-- START RECORDED DATA --

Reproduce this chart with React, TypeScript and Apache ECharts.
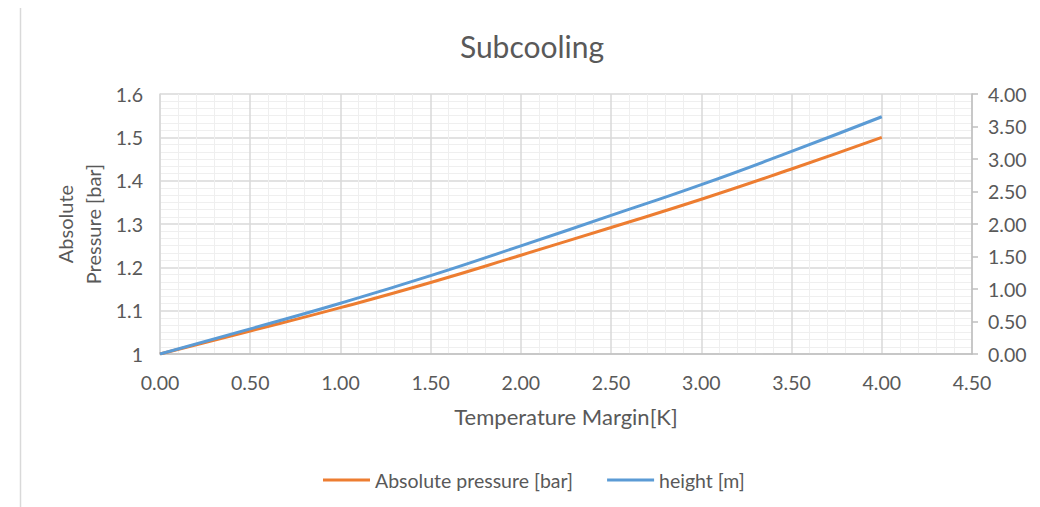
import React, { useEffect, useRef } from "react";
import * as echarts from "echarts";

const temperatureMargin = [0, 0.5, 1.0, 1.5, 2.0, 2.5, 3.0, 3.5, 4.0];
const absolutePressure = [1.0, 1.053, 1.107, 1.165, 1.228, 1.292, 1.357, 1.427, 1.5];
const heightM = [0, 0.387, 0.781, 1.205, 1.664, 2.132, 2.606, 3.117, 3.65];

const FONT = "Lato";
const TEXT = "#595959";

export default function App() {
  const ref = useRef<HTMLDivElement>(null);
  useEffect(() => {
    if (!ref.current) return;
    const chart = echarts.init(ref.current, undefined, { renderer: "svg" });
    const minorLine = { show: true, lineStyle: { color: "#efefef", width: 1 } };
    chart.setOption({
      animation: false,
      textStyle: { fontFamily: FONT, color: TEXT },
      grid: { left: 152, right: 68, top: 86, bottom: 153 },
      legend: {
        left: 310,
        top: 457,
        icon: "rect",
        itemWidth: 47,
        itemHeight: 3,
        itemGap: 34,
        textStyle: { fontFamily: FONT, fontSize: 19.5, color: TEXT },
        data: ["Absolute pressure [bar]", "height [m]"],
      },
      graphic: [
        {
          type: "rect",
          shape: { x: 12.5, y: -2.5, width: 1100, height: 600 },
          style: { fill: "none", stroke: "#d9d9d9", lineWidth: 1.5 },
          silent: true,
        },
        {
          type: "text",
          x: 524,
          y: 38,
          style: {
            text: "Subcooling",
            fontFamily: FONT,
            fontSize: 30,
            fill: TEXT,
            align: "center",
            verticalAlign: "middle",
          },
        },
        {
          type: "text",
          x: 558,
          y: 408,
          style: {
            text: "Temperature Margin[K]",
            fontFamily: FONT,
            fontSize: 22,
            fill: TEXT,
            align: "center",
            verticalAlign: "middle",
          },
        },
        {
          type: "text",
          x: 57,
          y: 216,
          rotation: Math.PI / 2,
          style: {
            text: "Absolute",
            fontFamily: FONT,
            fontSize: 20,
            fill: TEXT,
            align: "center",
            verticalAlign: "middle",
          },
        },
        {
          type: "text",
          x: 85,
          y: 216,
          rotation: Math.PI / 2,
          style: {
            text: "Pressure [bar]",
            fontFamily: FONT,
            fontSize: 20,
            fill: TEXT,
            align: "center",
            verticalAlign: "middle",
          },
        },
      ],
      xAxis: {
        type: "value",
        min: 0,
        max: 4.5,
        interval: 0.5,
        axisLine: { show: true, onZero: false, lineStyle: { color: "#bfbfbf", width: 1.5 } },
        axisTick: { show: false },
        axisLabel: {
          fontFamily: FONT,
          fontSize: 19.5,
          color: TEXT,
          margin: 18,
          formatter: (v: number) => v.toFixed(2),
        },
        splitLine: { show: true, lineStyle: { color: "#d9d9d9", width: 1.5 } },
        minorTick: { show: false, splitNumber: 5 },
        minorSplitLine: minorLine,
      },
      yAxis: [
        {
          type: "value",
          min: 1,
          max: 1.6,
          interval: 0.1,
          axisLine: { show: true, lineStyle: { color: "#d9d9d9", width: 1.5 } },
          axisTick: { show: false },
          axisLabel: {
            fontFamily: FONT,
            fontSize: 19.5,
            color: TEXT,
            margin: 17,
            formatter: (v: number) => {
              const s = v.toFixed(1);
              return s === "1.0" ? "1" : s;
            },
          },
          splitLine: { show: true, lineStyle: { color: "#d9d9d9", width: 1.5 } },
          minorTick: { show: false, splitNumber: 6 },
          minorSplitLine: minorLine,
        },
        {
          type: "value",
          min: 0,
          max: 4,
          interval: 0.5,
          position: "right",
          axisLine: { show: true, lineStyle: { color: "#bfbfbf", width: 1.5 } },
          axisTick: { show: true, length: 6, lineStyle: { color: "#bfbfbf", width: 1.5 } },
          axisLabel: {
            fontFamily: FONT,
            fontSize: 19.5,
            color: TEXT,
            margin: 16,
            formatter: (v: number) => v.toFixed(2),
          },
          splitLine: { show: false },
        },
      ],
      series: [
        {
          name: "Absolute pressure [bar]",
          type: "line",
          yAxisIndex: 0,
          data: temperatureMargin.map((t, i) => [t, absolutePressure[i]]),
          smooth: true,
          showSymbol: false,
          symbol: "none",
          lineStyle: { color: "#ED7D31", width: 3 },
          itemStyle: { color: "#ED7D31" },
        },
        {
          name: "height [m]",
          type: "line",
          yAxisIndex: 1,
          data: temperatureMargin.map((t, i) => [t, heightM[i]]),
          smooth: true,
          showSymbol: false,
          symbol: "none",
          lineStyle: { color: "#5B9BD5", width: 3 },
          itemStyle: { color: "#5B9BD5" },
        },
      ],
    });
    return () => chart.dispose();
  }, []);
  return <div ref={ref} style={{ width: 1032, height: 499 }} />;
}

-- END RECORDED DATA --

> **AIM**:
Return each line from the material above exactly, but not the pictures.

> **IN RESPONSE**:
Reproduce this chart with React, TypeScript and Apache ECharts.
import React, { useEffect, useRef } from "react";
import * as echarts from "echarts";

const temperatureMargin = [0, 0.5, 1.0, 1.5, 2.0, 2.5, 3.0, 3.5, 4.0];
const absolutePressure = [1.0, 1.053, 1.107, 1.165, 1.228, 1.292, 1.357, 1.427, 1.5];
const heightM = [0, 0.387, 0.781, 1.205, 1.664, 2.132, 2.606, 3.117, 3.65];

const FONT = "Lato";
const TEXT = "#595959";

export default function App() {
  const ref = useRef<HTMLDivElement>(null);
  useEffect(() => {
    if (!ref.current) return;
    const chart = echarts.init(ref.current, undefined, { renderer: "svg" });
    const minorLine = { show: true, lineStyle: { color: "#efefef", width: 1 } };
    chart.setOption({
      animation: false,
      textStyle: { fontFamily: FONT, color: TEXT },
      grid: { left: 152, right: 68, top: 86, bottom: 153 },
      legend: {
        left: 310,
        top: 457,
        icon: "rect",
        itemWidth: 47,
        itemHeight: 3,
        itemGap: 34,
        textStyle: { fontFamily: FONT, fontSize: 19.5, color: TEXT },
        data: ["Absolute pressure [bar]", "height [m]"],
      },
      graphic: [
        {
          type: "rect",
          shape: { x: 12.5, y: -2.5, width: 1100, height: 600 },
          style: { fill: "none", stroke: "#d9d9d9", lineWidth: 1.5 },
          silent: true,
        },
        {
          type: "text",
          x: 524,
          y: 38,
          style: {
            text: "Subcooling",
            fontFamily: FONT,
            fontSize: 30,
            fill: TEXT,
            align: "center",
            verticalAlign: "middle",
          },
        },
        {
          type: "text",
          x: 558,
          y: 408,
          style: {
            text: "Temperature Margin[K]",
            fontFamily: FONT,
            fontSize: 22,
            fill: TEXT,
            align: "center",
            verticalAlign: "middle",
          },
        },
        {
          type: "text",
          x: 57,
          y: 216,
          rotation: Math.PI / 2,
          style: {
            text: "Absolute",
            fontFamily: FONT,
            fontSize: 20,
            fill: TEXT,
            align: "center",
            verticalAlign: "middle",
          },
        },
        {
          type: "text",
          x: 85,
          y: 216,
          rotation: Math.PI / 2,
          style: {
            text: "Pressure [bar]",
            fontFamily: FONT,
            fontSize: 20,
            fill: TEXT,
            align: "center",
            verticalAlign: "middle",
          },
        },
      ],
      xAxis: {
        type: "value",
        min: 0,
        max: 4.5,
        interval: 0.5,
        axisLine: { show: true, onZero: false, lineStyle: { color: "#bfbfbf", width: 1.5 } },
        axisTick: { show: false },
        axisLabel: {
          fontFamily: FONT,
          fontSize: 19.5,
          color: TEXT,
          margin: 18,
          formatter: (v: number) => v.toFixed(2),
        },
        splitLine: { show: true, lineStyle: { color: "#d9d9d9", width: 1.5 } },
        minorTick: { show: false, splitNumber: 5 },
        minorSplitLine: minorLine,
      },
      yAxis: [
        {
          type: "value",
          min: 1,
          max: 1.6,
          interval: 0.1,
          axisLine: { show: true, lineStyle: { color: "#d9d9d9", width: 1.5 } },
          axisTick: { show: false },
          axisLabel: {
            fontFamily: FONT,
            fontSize: 19.5,
            color: TEXT,
            margin: 17,
            formatter: (v: number) => {
              const s = v.toFixed(1);
              return s === "1.0" ? "1" : s;
            },
          },
          splitLine: { show: true, lineStyle: { color: "#d9d9d9", width: 1.5 } },
          minorTick: { show: false, splitNumber: 6 },
          minorSplitLine: minorLine,
        },
        {
          type: "value",
          min: 0,
          max: 4,
          interval: 0.5,
          position: "right",
          axisLine: { show: true, lineStyle: { color: "#bfbfbf", width: 1.5 } },
          axisTick: { show: true, length: 6, lineStyle: { color: "#bfbfbf", width: 1.5 } },
          axisLabel: {
            fontFamily: FONT,
            fontSize: 19.5,
            color: TEXT,
            margin: 16,
            formatter: (v: number) => v.toFixed(2),
          },
          splitLine: { show: false },
        },
      ],
      series: [
        {
          name: "Absolute pressure [bar]",
          type: "line",
          yAxisIndex: 0,
          data: temperatureMargin.map((t, i) => [t, absolutePressure[i]]),
          smooth: true,
          showSymbol: false,
          symbol: "none",
          lineStyle: { color: "#ED7D31", width: 3 },
          itemStyle: { color: "#ED7D31" },
        },
        {
          name: "height [m]",
          type: "line",
          yAxisIndex: 1,
          data: temperatureMargin.map((t, i) => [t, heightM[i]]),
          smooth: true,
          showSymbol: false,
          symbol: "none",
          lineStyle: { color: "#5B9BD5", width: 3 },
          itemStyle: { color: "#5B9BD5" },
        },
      ],
    });
    return () => chart.dispose();
  }, []);
  return <div ref={ref} style={{ width: 1032, height: 499 }} />;
}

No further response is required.